- 19.09.2014 00:00
MALÛM, tarihi muzafferler yazar.
Ve aynı muzafferler çağa göre, anonim destanlardan muktedir mersiyelerine; sonraki dönemlerde ise okul kitaplarından ekran dizilerine, çeşitli araçlarla bu tarihi empoze ederler.
Sözkonusu dayatma da o zafer ertesi hükümranlık kurulmuş olan siyasi coğrafyada; artı, eğer mevcutsa daha geniş bir kültürel hinterlantta pratiğe geçer.
Yukarıdaki olguyu modern zamanlarda resmî tarih diye tanımlıyoruz.
***
ANCAK tarih değişkendir. Asla ve asla statik bir durağanlığı yoktur.
Mazideki olayların nesnelliği hariç hayat dönüştükçe tarih de dönüşür.
Yeni değerlere, yeni kıstaslara, yeni paradigmalara paralel olarak tarihi de yeniden yazmak, yeniden okumak ve yeniden yorumlamak zorunluluğu doğar.
Mevcut yazım, okuma ve yorum artık ihtiyaca cevap vermez. Anakronik kalır.

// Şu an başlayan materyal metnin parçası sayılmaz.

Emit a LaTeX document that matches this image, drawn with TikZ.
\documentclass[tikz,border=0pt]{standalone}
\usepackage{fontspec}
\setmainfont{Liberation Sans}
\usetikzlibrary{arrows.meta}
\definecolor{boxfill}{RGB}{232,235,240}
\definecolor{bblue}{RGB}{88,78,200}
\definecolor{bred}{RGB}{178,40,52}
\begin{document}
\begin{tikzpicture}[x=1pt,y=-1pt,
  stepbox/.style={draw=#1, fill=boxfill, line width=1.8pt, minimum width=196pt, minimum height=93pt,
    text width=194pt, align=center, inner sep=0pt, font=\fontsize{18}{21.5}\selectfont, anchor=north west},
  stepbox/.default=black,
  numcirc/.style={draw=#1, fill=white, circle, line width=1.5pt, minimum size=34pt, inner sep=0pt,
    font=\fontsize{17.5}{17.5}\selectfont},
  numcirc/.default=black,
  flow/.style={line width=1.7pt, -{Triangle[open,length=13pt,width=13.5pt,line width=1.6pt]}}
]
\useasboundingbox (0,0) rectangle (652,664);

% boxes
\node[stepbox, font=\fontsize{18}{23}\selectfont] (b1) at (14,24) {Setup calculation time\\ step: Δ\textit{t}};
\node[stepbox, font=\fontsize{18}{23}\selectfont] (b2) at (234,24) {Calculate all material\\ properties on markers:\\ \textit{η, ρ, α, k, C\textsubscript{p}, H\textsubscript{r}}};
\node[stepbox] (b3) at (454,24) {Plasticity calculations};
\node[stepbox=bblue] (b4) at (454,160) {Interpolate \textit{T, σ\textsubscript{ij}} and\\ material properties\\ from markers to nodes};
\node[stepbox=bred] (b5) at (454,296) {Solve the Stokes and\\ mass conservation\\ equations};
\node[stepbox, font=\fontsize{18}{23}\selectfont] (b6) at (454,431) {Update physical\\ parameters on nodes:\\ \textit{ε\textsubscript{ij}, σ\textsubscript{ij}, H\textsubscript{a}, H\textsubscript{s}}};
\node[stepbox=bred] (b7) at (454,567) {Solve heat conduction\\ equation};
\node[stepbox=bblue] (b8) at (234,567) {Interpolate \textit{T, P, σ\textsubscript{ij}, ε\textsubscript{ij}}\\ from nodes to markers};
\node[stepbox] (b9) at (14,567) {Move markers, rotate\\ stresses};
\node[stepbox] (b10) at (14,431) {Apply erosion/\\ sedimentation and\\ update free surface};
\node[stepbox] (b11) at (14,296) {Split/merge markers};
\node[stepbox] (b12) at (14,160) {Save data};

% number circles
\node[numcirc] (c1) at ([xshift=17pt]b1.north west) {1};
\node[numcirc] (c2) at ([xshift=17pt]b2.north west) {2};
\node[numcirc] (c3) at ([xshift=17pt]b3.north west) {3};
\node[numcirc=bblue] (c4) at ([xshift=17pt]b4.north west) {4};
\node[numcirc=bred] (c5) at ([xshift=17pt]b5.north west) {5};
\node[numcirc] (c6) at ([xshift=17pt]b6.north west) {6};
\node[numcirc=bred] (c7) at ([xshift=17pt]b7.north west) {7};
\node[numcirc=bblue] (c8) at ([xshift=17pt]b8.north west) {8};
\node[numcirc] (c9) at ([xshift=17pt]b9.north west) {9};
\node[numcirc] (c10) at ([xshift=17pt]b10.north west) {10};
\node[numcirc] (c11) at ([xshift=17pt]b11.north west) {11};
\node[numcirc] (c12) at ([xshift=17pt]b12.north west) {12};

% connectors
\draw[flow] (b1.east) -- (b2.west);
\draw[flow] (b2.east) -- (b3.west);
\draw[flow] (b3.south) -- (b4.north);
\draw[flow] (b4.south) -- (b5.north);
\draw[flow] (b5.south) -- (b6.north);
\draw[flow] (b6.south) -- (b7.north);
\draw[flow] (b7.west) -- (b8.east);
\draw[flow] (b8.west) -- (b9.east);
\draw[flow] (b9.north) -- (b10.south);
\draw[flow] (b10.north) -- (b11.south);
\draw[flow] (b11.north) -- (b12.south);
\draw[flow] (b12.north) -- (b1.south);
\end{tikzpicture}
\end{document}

Ve hiç şüphesiz ki yukarıdaki ihtiyaç en önce ve bilhassa muzafferlerin empoze etmiş olduğu o resmî tarih açısından geçerlidir!
***
ONUN açısından geçerlidir, çünkü o eski muzafferlerin “resmiyeti” artık aşılmıştır.

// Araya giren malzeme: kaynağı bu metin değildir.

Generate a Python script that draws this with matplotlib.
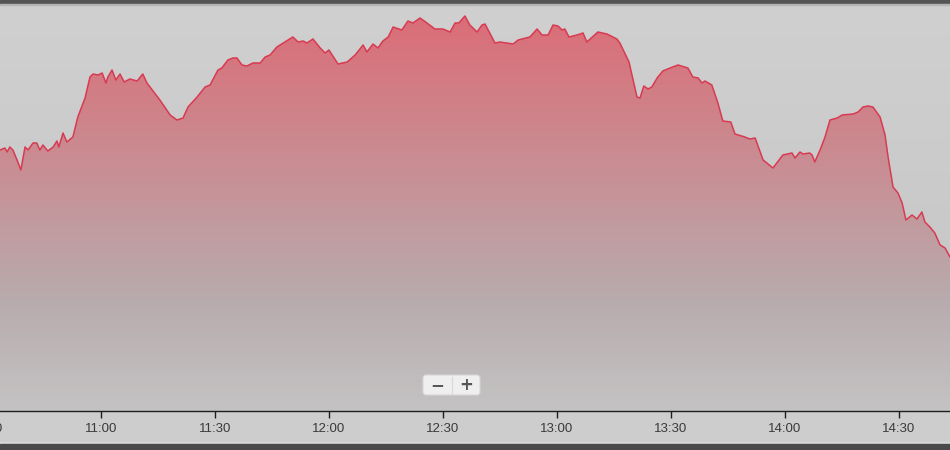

En azından, aşınmıştır. Erozyona uğramıştır.
Yeni muzafferlerin fikrî, zihnî ve ideolojik tahkimat gerçekleştirebilmesi ise ancak ve ancak geçmişte dayatılmış olan tarihi değiştirmekle, hiç olmazsa revize etmekle mümkündür.
Zira geleceğe hükmedebilmek için mutlaka maziye de hükmetmek gerekir.
Zaten hükmedemeyenler kendi “resmiyetlerini” meşru kılamazlar.
Dolayısıyla, değişen Türkiye’ye, değişen statükoya ve değişen muzafferlere paralel olarak bugün biz de tarihi değiştirmek arifesindeyiz.
Nitekim bir dizi entelektüelin “Atatürk İlkeleri ve İnkılâp Tarihi”derslerinin kaldırılması için başlattığı kampanyayı da sözkonusu değişim çerçevesine oturtmak gerekiyor.
***
HAYIR, bunu söylerken maksadım iğneli bir imada bulunmak değil!
Özgürlükçü ve çoğunlukçu samimiyetine inandığım ve prensip olarak kampanyasını desteklediğim bu aydınların yeni bir resmî tarih yazmak peşinde koştuklarını kastetmiyorum.
Önce yukarıdaki virajın gelip çattığını vurgulamak istedim.
Eski muzafferlerin miadı öylesine doldu ki, onların dayattığı resmî tarihte önemli bir vasıta oluşturan ilke ve inkılâp derslerinin bile günleri artık sayılıdır... Âlâ!
***
ÂLÂ ama aşağıdaki olgu da diğer bir hayati gerçeği yansıtıyor.
Yukarıdaki entelektüellerin iradesinden bağımsız olarak ve maddenin tabiatı icabı, eski resmî tarihin inkılap müfredatından boşalacak saha otomatikman yeni muzafferlerin yeni bir resmî tarihine zemin hazırlayacak ki, zaten bütün mesele de burada düğümleniyor!
Böyle bir yeni resmiyeti önleyebilecek miyiz? Asgari nesnelliğe ulaşabilecek miyiz?
Bütün kalbimle temenni ediyorum ama hiç mi hiç emin değilim!
Değilim, çünkü Taner Akçam işte dört gündür harikulâde biçimde sergiledi.
Yalanı, tahrifatı ve iftirayı inanılmaz bir kepazeliğe vardıran diğer bütün tarih dersleri başta Ermeniler olmak üzere tüm ötekilere nefret kusarken; yani yine Taner’in dediği gibi “turpun büyüğü başka yerdeyken”; eski muzafferlerin bu esas beyin yıkama, bilinç şartlandırma ve ideoloji üretme merdanesi sürekli döndüğü müddetçe, nereye varılabilir ki?
Başka bir deyişle, yeni muzafferler eski zaferin eski resmiyetinden; yani aslında onun yorumundan ve sunuşundan özgürleşmediği müddetçe, tarih ne denli yeni olabilir ki?
Hadi şeklen oldu diyelim, böyle bir “yeni” (!) ne kadar t-a-r-i-h-î olabilir ki.